Генерал Дитерихс решил беречь эту армию и собрать все силы на Тоболе, чтобы здесь остановить наступление. Генерал Лебедев, еще оставшийся начальником штаба, стремился, наоборот, использовать эту армию для немедленного нанесения удара противнику.
Не мне судить, кто из двух генералов был более прав. Но только удар, который Лебедев хотел нанести красным под Челябинском, кончился неудачей. Войска дрались с доблестью, не оставлявшею желать ничего лучшего, но несколько тысяч рабочих челябинского депо вышли против колчаковцев и решили судьбу сражения в пользу красных.
Некоторые военные говорили, что если бы войска не были задержаны у Челябинска и не дали бы там боя, то они разложились бы раньше, чем достигли Тобола. Может быть, это и так, но план генерала Дитерихса был нарушен и привел к неудаче. Лебедев понял, что ему надо уйти.
За несколько дней до его отставки состоялось заседание Совета министров, которое было посвящено создавшемуся положению на фронте. Все чувствовали, что наступает критическое положение.
Еще недавно я был в центре Акмолинской области и мог удостоверить, что если большевики подойдут к ее границам, то население перейдет на их сторону. Как председатель Экономического совещания я мог засвидетельствовать, что после взятия Омска продовольствие армии станет задачей для Сибири непосильной.
Омск надо защищать во что бы то ни стало, и нельзя сомневаться, что красные будут стремиться к Омску со всем упорством, на которое только они способны.
Тельберг придумал в это время свой рецепт спасения. Он стремился создать Особый военный совет из министров и генералов для совместного обсуждения всех вопросов, затрагивающих компетенцию как военных, так и гражданских властей. Надежды на то, что генерал Лебедев, после того как он совместил положение начальника шта-ба с должностью военного министра, инкорпорируется с Советом министров и, таким образом, сблизит военные дела с гражданскими, совершенно не оправдались. Лебе-дев даже не появлялся в Совете министров. Его заменял генерал Будберг, который проявлял большую трезвость суждений, деловитость и подготовленность. Но он не был вершителем судеб, потому что блестящая ставка оставляла военное министерство в тени.
План Тельберга казался целесообразным, и Совет министров его в принципе одобрил.
Во время неудач ищут виновного. В описываемое время виновным считался Совет министров. На него все обрушивались.
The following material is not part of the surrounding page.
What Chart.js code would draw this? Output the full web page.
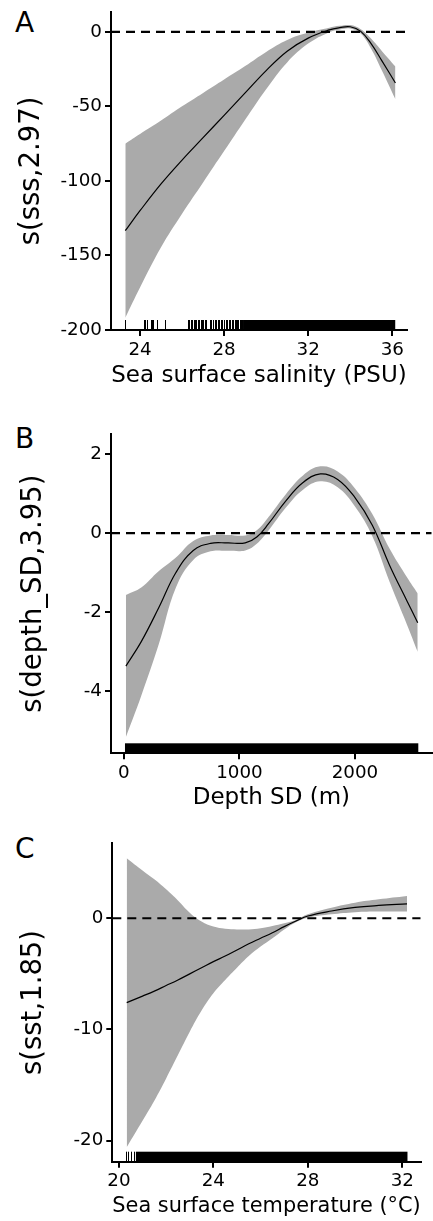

Никто не знал, какое скромное положение занимал он в действительности. Но, если бы даже это было известно, все равно, он был бы виноват: зачем «дошел до жизни такой?»
Между тем совет Верховного правителя приобретал все большее значение. Тут решалась судьба всей страны. Здесь увольнялся генерал Хорват, назначался генерал Розанов, составлялся план внешней политики, ответы Финляндии, указания Юденичу и т. д., а Совет министров ничего не знал.
Среди членов Совета царило уныние. Одни долго боролись против закулисных влияний, жаловались на ненормальность своего положения, просились в отставку, но, когда неудачи на фронте свалились, как снег на голову, уходить уже было поздно. Это было бы сочтено за трусость.
— Они взяли на себя ответственность — пусть делают, — говорил, бывало, Преображенский про Совет Верховного.
Что касается блока, то он пришел к убеждению в необходимости сменить председателя Совета министров и обновить кабинет. На место Вологодского выдвигали теперь кооператора Балашкина и журналиста Белоруссова-Белецкого. В Совете министров к этим кандидатурам по разным соображениям относились отрицательно. Прежде всего возражал против смены Вологодского Сукин. С международной точки зрения он находил его смену крайне вредною.
— Мы накануне признания, и вдруг демократ Вологодский уходит; это очень повредит, — говорил он, как всегда, твердо, на английский манер, выговаривая букву «е».